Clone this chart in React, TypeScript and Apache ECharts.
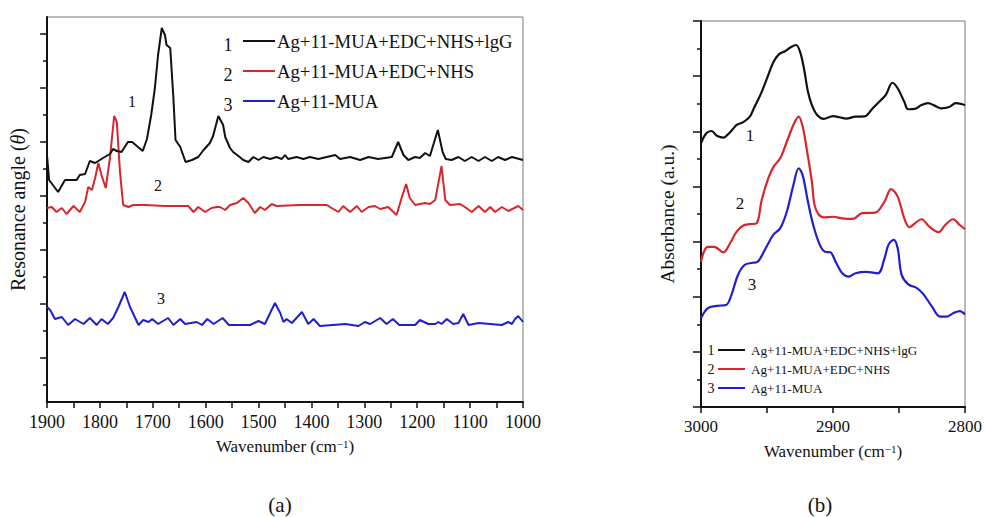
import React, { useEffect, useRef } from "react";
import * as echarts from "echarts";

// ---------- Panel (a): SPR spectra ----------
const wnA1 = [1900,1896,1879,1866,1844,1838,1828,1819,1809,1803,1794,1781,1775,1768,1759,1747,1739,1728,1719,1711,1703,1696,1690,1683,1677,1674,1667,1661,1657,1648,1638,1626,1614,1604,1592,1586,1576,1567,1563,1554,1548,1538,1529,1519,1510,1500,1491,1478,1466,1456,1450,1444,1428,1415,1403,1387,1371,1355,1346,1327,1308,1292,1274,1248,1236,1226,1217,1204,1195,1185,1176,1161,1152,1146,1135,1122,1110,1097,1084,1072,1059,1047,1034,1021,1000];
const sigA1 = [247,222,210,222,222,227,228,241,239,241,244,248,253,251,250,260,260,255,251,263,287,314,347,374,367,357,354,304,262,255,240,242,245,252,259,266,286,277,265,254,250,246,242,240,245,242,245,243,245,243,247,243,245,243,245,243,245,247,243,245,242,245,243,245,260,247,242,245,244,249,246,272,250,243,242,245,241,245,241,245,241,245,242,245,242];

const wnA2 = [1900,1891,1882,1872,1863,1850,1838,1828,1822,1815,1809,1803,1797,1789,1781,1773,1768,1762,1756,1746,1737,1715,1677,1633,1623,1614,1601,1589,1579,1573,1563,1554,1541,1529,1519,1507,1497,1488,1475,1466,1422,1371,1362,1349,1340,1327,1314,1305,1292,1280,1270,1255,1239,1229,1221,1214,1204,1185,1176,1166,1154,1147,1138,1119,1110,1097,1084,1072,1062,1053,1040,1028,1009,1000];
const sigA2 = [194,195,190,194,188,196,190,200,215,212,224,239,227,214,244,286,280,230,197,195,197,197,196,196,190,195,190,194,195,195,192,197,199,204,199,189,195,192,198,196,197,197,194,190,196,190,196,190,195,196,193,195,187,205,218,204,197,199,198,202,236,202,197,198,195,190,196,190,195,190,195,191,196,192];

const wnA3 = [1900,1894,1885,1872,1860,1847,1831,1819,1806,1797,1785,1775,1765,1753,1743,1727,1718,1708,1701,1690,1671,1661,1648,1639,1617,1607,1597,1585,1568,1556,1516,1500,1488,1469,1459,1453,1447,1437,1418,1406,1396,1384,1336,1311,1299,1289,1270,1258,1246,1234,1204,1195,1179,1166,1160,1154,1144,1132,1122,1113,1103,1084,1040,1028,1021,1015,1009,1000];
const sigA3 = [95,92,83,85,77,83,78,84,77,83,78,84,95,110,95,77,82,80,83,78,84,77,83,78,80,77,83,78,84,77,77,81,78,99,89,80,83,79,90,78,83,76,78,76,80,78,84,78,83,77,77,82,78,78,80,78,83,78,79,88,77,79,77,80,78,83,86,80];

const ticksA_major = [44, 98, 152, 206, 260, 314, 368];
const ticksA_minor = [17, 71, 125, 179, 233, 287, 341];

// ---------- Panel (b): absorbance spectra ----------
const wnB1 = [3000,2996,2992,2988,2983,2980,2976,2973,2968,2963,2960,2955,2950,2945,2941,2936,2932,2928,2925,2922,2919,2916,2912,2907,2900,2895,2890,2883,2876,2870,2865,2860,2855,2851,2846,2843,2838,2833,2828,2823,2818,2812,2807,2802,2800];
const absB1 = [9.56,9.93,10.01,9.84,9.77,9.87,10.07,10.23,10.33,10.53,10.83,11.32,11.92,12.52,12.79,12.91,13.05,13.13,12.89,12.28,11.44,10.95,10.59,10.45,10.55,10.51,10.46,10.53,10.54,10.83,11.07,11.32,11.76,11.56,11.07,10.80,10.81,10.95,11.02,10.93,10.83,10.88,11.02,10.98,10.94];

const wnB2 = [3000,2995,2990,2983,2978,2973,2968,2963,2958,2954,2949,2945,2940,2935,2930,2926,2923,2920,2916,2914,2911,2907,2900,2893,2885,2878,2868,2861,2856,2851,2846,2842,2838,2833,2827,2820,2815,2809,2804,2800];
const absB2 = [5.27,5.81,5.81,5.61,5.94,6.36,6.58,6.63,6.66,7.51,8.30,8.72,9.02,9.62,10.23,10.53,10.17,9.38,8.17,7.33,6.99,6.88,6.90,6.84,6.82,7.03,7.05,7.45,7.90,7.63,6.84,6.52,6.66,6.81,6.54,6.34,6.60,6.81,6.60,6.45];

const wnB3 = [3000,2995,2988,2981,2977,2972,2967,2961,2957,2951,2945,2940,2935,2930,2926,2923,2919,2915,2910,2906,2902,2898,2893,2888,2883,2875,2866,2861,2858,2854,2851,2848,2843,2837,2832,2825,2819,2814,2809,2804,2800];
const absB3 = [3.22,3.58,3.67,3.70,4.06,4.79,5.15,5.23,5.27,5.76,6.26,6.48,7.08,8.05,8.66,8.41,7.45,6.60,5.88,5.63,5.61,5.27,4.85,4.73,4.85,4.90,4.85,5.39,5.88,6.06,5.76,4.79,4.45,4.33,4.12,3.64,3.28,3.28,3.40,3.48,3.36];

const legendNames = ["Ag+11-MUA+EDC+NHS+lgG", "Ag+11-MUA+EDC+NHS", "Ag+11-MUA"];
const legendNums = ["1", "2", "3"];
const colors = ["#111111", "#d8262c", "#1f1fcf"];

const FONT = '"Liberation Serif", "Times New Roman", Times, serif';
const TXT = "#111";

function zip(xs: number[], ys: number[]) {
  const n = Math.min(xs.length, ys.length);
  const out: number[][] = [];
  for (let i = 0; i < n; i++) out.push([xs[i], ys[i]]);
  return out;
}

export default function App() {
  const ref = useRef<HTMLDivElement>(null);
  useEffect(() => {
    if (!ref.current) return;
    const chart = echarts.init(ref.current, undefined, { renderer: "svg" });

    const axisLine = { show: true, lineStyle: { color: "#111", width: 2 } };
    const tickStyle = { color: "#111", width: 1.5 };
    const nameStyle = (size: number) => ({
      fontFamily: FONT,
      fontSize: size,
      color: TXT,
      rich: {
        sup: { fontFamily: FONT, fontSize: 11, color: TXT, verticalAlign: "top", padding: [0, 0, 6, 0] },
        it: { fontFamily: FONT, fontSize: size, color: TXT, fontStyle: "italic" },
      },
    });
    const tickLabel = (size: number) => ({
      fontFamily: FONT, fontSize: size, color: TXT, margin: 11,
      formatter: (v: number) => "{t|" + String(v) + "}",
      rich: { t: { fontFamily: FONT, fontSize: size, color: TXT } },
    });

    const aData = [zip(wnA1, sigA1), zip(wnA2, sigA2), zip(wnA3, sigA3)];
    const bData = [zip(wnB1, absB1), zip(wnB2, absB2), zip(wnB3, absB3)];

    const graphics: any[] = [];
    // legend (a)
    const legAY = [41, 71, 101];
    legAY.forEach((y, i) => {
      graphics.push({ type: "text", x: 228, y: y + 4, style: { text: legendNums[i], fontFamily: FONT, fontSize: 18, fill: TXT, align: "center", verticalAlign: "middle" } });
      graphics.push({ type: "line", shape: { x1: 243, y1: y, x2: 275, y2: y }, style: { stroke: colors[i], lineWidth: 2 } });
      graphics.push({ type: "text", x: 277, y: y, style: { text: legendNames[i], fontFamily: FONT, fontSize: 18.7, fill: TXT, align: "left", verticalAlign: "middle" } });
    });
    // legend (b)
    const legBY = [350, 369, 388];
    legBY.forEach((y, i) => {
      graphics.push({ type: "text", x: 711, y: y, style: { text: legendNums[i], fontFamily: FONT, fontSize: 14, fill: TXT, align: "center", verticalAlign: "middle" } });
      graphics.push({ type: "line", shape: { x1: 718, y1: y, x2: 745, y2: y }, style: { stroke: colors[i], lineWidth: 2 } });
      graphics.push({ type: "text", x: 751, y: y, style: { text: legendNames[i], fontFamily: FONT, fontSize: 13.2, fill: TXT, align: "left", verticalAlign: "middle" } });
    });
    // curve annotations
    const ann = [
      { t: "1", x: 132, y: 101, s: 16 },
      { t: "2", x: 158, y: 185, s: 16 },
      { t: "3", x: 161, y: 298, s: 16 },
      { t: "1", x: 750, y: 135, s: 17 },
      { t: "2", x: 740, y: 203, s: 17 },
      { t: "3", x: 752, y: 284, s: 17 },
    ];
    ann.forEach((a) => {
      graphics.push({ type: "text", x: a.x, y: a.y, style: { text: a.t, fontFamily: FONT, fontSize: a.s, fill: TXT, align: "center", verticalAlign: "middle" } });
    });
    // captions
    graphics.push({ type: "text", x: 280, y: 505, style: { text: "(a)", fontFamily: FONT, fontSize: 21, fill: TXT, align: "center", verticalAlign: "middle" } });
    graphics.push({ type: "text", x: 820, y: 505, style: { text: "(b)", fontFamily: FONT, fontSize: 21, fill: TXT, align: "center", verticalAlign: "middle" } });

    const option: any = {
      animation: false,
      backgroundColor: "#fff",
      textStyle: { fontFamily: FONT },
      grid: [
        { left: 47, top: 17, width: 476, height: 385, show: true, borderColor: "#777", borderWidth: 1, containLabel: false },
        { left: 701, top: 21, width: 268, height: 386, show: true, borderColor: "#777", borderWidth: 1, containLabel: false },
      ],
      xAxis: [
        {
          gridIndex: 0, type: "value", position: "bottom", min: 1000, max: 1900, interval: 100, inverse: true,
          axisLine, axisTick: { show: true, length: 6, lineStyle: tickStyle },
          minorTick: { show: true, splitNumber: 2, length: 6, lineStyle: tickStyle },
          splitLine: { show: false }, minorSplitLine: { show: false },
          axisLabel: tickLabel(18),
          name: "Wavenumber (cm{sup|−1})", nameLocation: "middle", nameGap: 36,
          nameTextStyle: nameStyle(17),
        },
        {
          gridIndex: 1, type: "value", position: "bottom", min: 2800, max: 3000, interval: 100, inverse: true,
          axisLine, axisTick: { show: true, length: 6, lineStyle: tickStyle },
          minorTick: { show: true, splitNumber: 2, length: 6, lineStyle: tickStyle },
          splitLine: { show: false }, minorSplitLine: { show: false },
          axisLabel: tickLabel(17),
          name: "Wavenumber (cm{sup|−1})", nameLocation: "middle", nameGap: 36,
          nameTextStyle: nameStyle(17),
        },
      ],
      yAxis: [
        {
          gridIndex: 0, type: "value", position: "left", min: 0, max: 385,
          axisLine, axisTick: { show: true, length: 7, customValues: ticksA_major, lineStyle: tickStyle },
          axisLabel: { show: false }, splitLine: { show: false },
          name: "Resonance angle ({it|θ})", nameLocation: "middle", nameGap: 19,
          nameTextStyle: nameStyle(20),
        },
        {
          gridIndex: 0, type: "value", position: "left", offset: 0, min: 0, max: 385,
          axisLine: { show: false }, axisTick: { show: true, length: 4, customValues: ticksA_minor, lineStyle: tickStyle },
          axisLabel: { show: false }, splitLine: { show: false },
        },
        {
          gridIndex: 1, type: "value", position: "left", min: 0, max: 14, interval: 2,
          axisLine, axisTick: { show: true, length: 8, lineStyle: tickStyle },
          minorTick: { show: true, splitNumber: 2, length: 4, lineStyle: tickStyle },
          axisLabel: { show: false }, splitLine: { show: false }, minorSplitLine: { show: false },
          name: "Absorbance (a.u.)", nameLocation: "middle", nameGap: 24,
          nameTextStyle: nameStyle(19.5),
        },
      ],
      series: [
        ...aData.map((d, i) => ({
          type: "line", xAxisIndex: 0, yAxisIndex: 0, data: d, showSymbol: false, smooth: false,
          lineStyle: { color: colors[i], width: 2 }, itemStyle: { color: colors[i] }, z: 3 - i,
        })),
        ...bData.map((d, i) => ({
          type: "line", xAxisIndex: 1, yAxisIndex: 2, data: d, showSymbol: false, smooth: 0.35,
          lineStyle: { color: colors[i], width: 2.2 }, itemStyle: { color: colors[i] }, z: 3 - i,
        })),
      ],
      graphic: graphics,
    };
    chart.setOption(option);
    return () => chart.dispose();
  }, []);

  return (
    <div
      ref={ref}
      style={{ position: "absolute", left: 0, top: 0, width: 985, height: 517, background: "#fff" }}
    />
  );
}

__WRITTEN EXERCISE__: Extract all lines from the data in which "React" is found.

__FINISHED TASK__:
Clone this chart in React, TypeScript and Apache ECharts.
import React, { useEffect, useRef } from "react";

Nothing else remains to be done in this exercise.